Qu’il s’agisse d’un investissement opéré dans un cadre patrimonial sophistiqué ou d’une simple souscription de parts de la SCPI, on voit que ce produit a en quelque sorte résolu la quadrature du cercle : favoriser la liquidité des appartements loi de 1948 actuellement bloqués, tout en proposant aux investisseurs une formule répondant à leurs critères de sécurité et de rentabilité.
Conclusion
Dans la conjoncture actuelle, la constitution d’une SCPI loi de 48 correspond à un besoin et répond à une attente à la fois du côté des épargnants et du côté des propriétaires.
Pour les épargnants, il s’agit d’un placement à la fois rentable, du fait de la libération progressive des appartements qui voient ainsi leur décote se réduire puis disparaître, même si le marché immobilier parisien tarde à reprendre de la vigueur, et liquide, grâce à la revente des appartements, quelle que soit la conjoncture.
Au surplus, l’absence naturelle de revenus en fait un outil de défiscalisation particulièrement sûr, puisque ne reposant sur aucun montage acrobatique ni sur aucun texte fiscal de circonstance.
Pour les propriétaires, Pierre 48 est un intervenant nouveau sur le marché de la loi de 48, susceptible d’accroître la fluidité du marché, notamment dans le secteur le moins liquide, qui est celui où les locataires sont de facto ou de jure inamovibles. Ce secteur, qui attire naturellement peu les investisseurs privés, est celui où Pierre 48 intervient avec prédilection.
Les propriétaires ont d’ailleurs le choix entre vendre leur bien contre des espèces ou faire un apport en nature, contre des titres.
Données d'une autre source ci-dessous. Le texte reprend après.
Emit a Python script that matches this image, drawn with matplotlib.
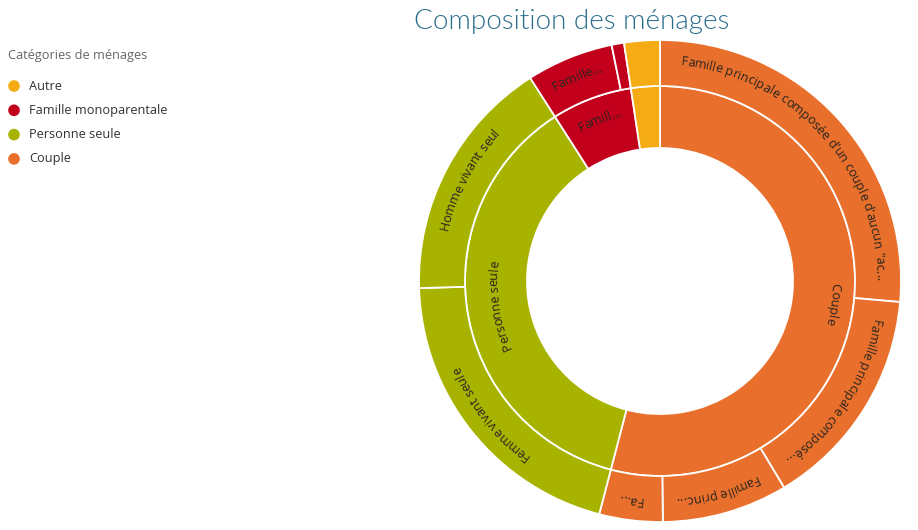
import numpy as np
import matplotlib
matplotlib.use("Agg")
import matplotlib.pyplot as plt
from matplotlib.font_manager import FontProperties, findfont, get_font
from matplotlib.textpath import TextToPath, TextPath
from matplotlib import _text_helpers

# ---------------- data ----------------
title = "Composition des ménages"
legend_title = "Catégories de ménages"
legend_labels = ["Autre", "Famille monoparentale", "Personne seule", "Couple"]

inner_labels = ["Couple", "Personne seule", "Famill...", ""]
inner_cats = ["Couple", "Personne seule", "Famille monoparentale", "Autre"]
inner_values = [54.06, 36.89, 6.66, 2.39]

outer_labels = [
    "Famille principale composée d'un couple d'aucun \"ac...",
    "Famille principale composé...",
    "Famille princ...",
    "Fa...",
    "Femme vivant seule",
    "Homme vivant seul",
    "Famille...",
    "",
    "",
]
outer_cats = ["Couple", "Couple", "Couple", "Couple",
              "Personne seule", "Personne seule",
              "Famille monoparentale", "Famille monoparentale", "Autre"]
outer_values = [26.39, 15.00, 8.42, 4.25, 20.47, 16.42, 5.83, 0.83, 2.39]

colors = {
    "Autre": "#F4AB14",
    "Famille monoparentale": "#C2001C",
    "Personne seule": "#A8B300",
    "Couple": "#E8702C",
}

# ---------------- figure ----------------
W, H = 918, 530
fig = plt.figure(figsize=(W / 100, H / 100), dpi=100)
ax = fig.add_axes([0, 0, 1, 1])

cx, cy = 660, H - 281
r_hole, r_mid, r_out = 133, 195, 241

ax.pie(inner_values, radius=r_mid, center=(cx, cy), startangle=90,
       counterclock=False, colors=[colors[c] for c in inner_cats],
       wedgeprops=dict(width=r_mid - r_hole, edgecolor="white", linewidth=1.3),
       frame=True)
ax.pie(outer_values, radius=r_out, center=(cx, cy), startangle=90,
       counterclock=False, colors=[colors[c] for c in outer_cats],
       wedgeprops=dict(width=r_out - r_mid, edgecolor="white", linewidth=1.3),
       frame=True)
ax.set_xlim(0, W)
ax.set_ylim(0, H)
ax.set_aspect("equal")
ax.axis("off")

# ---------------- curved labels ----------------
label_font = "Open Sans"
label_size = 9.2
prop = FontProperties(family=label_font, size=label_size)
px_per_pt = 100 / 72
ft = get_font(findfont(prop))
ft.set_size(TextToPath.FONT_SCALE, TextToPath.DPI)
scale = label_size / TextToPath.FONT_SCALE * px_per_pt


def glyph_layout(s):
    """Pen position, advance and left bearing (px) of each character."""
    items = list(_text_helpers.layout(s, ft))
    out = []
    total = 0.0
    for it in items:
        g = ft.load_glyph(it.glyph_idx)
        adv = g.linearHoriAdvance / 65536 * scale
        pen = it.x * scale
        lsb = 0.0
        if it.char.strip():
            ext = TextPath((0, 0), it.char, size=label_size, prop=prop).get_extents()
            lsb = ext.x0 * px_per_pt
        out.append((it.char, pen, adv, lsb))
        total = pen + adv
    return out, total


def curved_text(s, theta_mid_deg, r_center):
    chars, total = glyph_layout(s)
    r_base = r_center - 0.33 * label_size * px_per_pt
    start = np.radians(theta_mid_deg) - (total / 2) / r_center
    for ch, pen, adv, lsb in chars:
        if not ch.strip():
            continue
        th = start + (pen + adv / 2) / r_center
        px = cx + r_base * np.sin(th)
        py = cy + r_base * np.cos(th)
        rot = -th  # text rotation (radians, counter-clockwise)
        tx, ty = np.cos(rot), np.sin(rot)
        x = px - tx * adv / 2
        y = py - ty * adv / 2
        # Agg applies the glyph's left bearing unrotated; compensate
        x += lsb * (tx - 1.0)
        y += lsb * ty
        ax.text(x, y, ch, fontproperties=prop, color="#2a2420",
                rotation=np.degrees(rot) % 360, rotation_mode="anchor",
                ha="left", va="baseline")


def mids(values):
    tot = sum(values)
    cum = np.cumsum([0] + list(values[:-1]))
    return [360 * (c + v / 2) / tot for c, v in zip(cum, values)]


inner_r = [176, 166, 173, 165]
for lab, th, rr in zip(inner_labels, mids(inner_values), inner_r):
    if lab:
        curved_text(lab, th, rr)
for lab, th in zip(outer_labels, mids(outer_values)):
    if lab:
        curved_text(lab, th, 221)

# ---------------- title ----------------
ax.text(572, H - 21, title, fontsize=20, family="Lato", fontweight=300,
        color="#2B6E8C", ha="center", va="center")

# ---------------- legend ----------------
ax.text(8, H - 55, legend_title, fontsize=9.2, family="Open Sans",
        color="#666666", ha="left", va="center")
for i, lab in enumerate(legend_labels):
    y = H - (86 + 24.3 * i)
    ax.scatter([14], [y], s=70, color=colors[lab], edgecolors="none")
    ax.text(29, y, lab, fontsize=9.2, family="Open Sans", color="#333333",
            ha="left", va="center")

fig.savefig("out.png", dpi=100)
Cette formule de « titrisation » est particulièrement adaptée à ceux qui n’ont pas besoin d’argent mais veulent rendre leur patrimoine plus liquide et plus facile à gérer.
Pour paraphraser la publicité d’une boisson connue, Pierre 48 est en passe de devenir la SCPI qui fait aimer les SCPI. Les grands médias économiques et financiers ne s’y sont pas trompés, qui ont largement couvert sa création et lui ont donné le Prix de l’Innovation au Forum de l’Investissement.